● SUPPLIED MATERIAL:
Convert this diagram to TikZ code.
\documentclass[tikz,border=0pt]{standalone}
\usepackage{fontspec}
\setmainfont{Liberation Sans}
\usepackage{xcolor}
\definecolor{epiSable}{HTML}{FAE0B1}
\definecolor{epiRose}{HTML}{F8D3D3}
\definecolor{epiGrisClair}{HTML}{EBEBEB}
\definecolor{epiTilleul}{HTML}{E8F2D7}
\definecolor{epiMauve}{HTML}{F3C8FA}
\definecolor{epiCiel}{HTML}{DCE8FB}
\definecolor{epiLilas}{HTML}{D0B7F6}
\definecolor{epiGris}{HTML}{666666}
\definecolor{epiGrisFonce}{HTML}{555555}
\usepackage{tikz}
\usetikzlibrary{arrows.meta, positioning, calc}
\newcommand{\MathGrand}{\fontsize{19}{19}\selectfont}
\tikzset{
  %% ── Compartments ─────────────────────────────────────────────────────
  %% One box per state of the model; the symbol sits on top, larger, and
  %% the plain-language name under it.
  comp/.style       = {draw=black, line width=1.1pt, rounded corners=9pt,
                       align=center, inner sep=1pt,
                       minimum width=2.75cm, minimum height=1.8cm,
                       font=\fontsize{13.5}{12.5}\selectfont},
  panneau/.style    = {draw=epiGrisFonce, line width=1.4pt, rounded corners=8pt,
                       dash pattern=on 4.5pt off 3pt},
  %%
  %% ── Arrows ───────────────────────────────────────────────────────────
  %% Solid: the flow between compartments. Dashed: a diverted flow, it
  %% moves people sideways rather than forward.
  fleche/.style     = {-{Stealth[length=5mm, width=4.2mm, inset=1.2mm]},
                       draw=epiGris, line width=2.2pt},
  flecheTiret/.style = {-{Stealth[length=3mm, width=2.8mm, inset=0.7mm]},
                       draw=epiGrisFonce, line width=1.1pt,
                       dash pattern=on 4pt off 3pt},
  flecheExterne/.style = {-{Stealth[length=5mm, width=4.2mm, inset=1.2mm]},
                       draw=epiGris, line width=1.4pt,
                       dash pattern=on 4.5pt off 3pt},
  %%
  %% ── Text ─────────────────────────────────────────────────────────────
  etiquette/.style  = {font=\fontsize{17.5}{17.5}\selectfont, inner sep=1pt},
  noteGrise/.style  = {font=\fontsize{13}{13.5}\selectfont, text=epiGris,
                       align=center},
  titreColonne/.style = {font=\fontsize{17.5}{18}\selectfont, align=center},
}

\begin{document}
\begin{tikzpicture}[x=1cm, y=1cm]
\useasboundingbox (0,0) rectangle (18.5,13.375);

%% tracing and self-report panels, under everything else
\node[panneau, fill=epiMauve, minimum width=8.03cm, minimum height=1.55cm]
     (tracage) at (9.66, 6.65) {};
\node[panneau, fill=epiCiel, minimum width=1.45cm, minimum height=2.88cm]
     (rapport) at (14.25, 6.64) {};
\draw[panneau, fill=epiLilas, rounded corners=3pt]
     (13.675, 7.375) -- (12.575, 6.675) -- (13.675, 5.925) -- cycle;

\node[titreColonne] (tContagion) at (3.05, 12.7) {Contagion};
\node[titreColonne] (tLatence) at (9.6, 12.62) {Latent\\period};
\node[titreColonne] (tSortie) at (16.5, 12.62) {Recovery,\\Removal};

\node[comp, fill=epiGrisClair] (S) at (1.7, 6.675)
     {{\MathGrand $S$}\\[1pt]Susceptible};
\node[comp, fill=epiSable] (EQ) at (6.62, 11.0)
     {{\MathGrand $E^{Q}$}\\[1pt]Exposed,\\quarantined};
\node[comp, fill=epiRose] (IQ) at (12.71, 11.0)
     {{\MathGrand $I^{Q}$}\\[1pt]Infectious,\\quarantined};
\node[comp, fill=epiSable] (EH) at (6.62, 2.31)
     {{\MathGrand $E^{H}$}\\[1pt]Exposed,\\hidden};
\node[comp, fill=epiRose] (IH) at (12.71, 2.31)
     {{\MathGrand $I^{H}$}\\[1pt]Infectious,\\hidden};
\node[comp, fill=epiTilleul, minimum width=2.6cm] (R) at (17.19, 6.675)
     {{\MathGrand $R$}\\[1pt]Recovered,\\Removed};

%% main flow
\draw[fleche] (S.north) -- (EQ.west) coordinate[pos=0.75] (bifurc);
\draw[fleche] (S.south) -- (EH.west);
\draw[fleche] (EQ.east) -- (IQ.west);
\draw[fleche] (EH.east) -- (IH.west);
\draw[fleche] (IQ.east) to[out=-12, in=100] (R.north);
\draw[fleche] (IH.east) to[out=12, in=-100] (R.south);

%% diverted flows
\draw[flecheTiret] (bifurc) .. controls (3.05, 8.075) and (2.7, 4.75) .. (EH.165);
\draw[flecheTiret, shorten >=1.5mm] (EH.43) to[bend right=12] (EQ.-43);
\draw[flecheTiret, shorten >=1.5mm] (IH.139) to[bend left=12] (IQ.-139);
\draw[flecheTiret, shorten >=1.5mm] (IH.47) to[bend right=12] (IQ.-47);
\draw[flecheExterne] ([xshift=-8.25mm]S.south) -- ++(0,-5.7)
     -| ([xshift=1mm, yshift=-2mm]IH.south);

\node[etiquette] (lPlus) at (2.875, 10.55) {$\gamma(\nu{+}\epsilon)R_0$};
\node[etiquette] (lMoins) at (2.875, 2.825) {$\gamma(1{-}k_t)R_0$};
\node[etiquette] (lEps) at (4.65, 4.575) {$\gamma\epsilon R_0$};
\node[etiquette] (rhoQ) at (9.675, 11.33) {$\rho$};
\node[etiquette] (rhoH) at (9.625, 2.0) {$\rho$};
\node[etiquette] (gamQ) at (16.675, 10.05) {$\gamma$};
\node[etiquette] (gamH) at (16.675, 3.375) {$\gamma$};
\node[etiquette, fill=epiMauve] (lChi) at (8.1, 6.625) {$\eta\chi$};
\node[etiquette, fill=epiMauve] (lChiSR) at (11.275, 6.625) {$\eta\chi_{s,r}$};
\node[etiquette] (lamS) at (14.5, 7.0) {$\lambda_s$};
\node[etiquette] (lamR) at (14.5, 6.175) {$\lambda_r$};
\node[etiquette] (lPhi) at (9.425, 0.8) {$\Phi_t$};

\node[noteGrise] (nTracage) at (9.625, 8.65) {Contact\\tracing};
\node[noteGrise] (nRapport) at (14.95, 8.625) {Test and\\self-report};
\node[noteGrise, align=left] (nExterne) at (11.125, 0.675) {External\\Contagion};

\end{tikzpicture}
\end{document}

● JOB:
Go through the listing and copy all of it exactly.

● ANSWER FOR THE TASK:
Convert this diagram to TikZ code.
\documentclass[tikz,border=0pt]{standalone}
\usepackage{fontspec}
\setmainfont{Liberation Sans}
\usepackage{xcolor}
\definecolor{epiSable}{HTML}{FAE0B1}
\definecolor{epiRose}{HTML}{F8D3D3}
\definecolor{epiGrisClair}{HTML}{EBEBEB}
\definecolor{epiTilleul}{HTML}{E8F2D7}
\definecolor{epiMauve}{HTML}{F3C8FA}
\definecolor{epiCiel}{HTML}{DCE8FB}
\definecolor{epiLilas}{HTML}{D0B7F6}
\definecolor{epiGris}{HTML}{666666}
\definecolor{epiGrisFonce}{HTML}{555555}
\usepackage{tikz}
\usetikzlibrary{arrows.meta, positioning, calc}
\newcommand{\MathGrand}{\fontsize{19}{19}\selectfont}
\tikzset{
  %% ── Compartments ─────────────────────────────────────────────────────
  %% One box per state of the model; the symbol sits on top, larger, and
  %% the plain-language name under it.
  comp/.style       = {draw=black, line width=1.1pt, rounded corners=9pt,
                       align=center, inner sep=1pt,
                       minimum width=2.75cm, minimum height=1.8cm,
                       font=\fontsize{13.5}{12.5}\selectfont},
  panneau/.style    = {draw=epiGrisFonce, line width=1.4pt, rounded corners=8pt,
                       dash pattern=on 4.5pt off 3pt},
  %%
  %% ── Arrows ───────────────────────────────────────────────────────────
  %% Solid: the flow between compartments. Dashed: a diverted flow, it
  %% moves people sideways rather than forward.
  fleche/.style     = {-{Stealth[length=5mm, width=4.2mm, inset=1.2mm]},
                       draw=epiGris, line width=2.2pt},
  flecheTiret/.style = {-{Stealth[length=3mm, width=2.8mm, inset=0.7mm]},
                       draw=epiGrisFonce, line width=1.1pt,
                       dash pattern=on 4pt off 3pt},
  flecheExterne/.style = {-{Stealth[length=5mm, width=4.2mm, inset=1.2mm]},
                       draw=epiGris, line width=1.4pt,
                       dash pattern=on 4.5pt off 3pt},
  %%
  %% ── Text ─────────────────────────────────────────────────────────────
  etiquette/.style  = {font=\fontsize{17.5}{17.5}\selectfont, inner sep=1pt},
  noteGrise/.style  = {font=\fontsize{13}{13.5}\selectfont, text=epiGris,
                       align=center},
  titreColonne/.style = {font=\fontsize{17.5}{18}\selectfont, align=center},
}

\begin{document}
\begin{tikzpicture}[x=1cm, y=1cm]
\useasboundingbox (0,0) rectangle (18.5,13.375);

%% tracing and self-report panels, under everything else
\node[panneau, fill=epiMauve, minimum width=8.03cm, minimum height=1.55cm]
     (tracage) at (9.66, 6.65) {};
\node[panneau, fill=epiCiel, minimum width=1.45cm, minimum height=2.88cm]
     (rapport) at (14.25, 6.64) {};
\draw[panneau, fill=epiLilas, rounded corners=3pt]
     (13.675, 7.375) -- (12.575, 6.675) -- (13.675, 5.925) -- cycle;

\node[titreColonne] (tContagion) at (3.05, 12.7) {Contagion};
\node[titreColonne] (tLatence) at (9.6, 12.62) {Latent\\period};
\node[titreColonne] (tSortie) at (16.5, 12.62) {Recovery,\\Removal};

\node[comp, fill=epiGrisClair] (S) at (1.7, 6.675)
     {{\MathGrand $S$}\\[1pt]Susceptible};
\node[comp, fill=epiSable] (EQ) at (6.62, 11.0)
     {{\MathGrand $E^{Q}$}\\[1pt]Exposed,\\quarantined};
\node[comp, fill=epiRose] (IQ) at (12.71, 11.0)
     {{\MathGrand $I^{Q}$}\\[1pt]Infectious,\\quarantined};
\node[comp, fill=epiSable] (EH) at (6.62, 2.31)
     {{\MathGrand $E^{H}$}\\[1pt]Exposed,\\hidden};
\node[comp, fill=epiRose] (IH) at (12.71, 2.31)
     {{\MathGrand $I^{H}$}\\[1pt]Infectious,\\hidden};
\node[comp, fill=epiTilleul, minimum width=2.6cm] (R) at (17.19, 6.675)
     {{\MathGrand $R$}\\[1pt]Recovered,\\Removed};

%% main flow
\draw[fleche] (S.north) -- (EQ.west) coordinate[pos=0.75] (bifurc);
\draw[fleche] (S.south) -- (EH.west);
\draw[fleche] (EQ.east) -- (IQ.west);
\draw[fleche] (EH.east) -- (IH.west);
\draw[fleche] (IQ.east) to[out=-12, in=100] (R.north);
\draw[fleche] (IH.east) to[out=12, in=-100] (R.south);

%% diverted flows
\draw[flecheTiret] (bifurc) .. controls (3.05, 8.075) and (2.7, 4.75) .. (EH.165);
\draw[flecheTiret, shorten >=1.5mm] (EH.43) to[bend right=12] (EQ.-43);
\draw[flecheTiret, shorten >=1.5mm] (IH.139) to[bend left=12] (IQ.-139);
\draw[flecheTiret, shorten >=1.5mm] (IH.47) to[bend right=12] (IQ.-47);
\draw[flecheExterne] ([xshift=-8.25mm]S.south) -- ++(0,-5.7)
     -| ([xshift=1mm, yshift=-2mm]IH.south);

\node[etiquette] (lPlus) at (2.875, 10.55) {$\gamma(\nu{+}\epsilon)R_0$};
\node[etiquette] (lMoins) at (2.875, 2.825) {$\gamma(1{-}k_t)R_0$};
\node[etiquette] (lEps) at (4.65, 4.575) {$\gamma\epsilon R_0$};
\node[etiquette] (rhoQ) at (9.675, 11.33) {$\rho$};
\node[etiquette] (rhoH) at (9.625, 2.0) {$\rho$};
\node[etiquette] (gamQ) at (16.675, 10.05) {$\gamma$};
\node[etiquette] (gamH) at (16.675, 3.375) {$\gamma$};
\node[etiquette, fill=epiMauve] (lChi) at (8.1, 6.625) {$\eta\chi$};
\node[etiquette, fill=epiMauve] (lChiSR) at (11.275, 6.625) {$\eta\chi_{s,r}$};
\node[etiquette] (lamS) at (14.5, 7.0) {$\lambda_s$};
\node[etiquette] (lamR) at (14.5, 6.175) {$\lambda_r$};
\node[etiquette] (lPhi) at (9.425, 0.8) {$\Phi_t$};

\node[noteGrise] (nTracage) at (9.625, 8.65) {Contact\\tracing};
\node[noteGrise] (nRapport) at (14.95, 8.625) {Test and\\self-report};
\node[noteGrise, align=left] (nExterne) at (11.125, 0.675) {External\\Contagion};

\end{tikzpicture}
\end{document}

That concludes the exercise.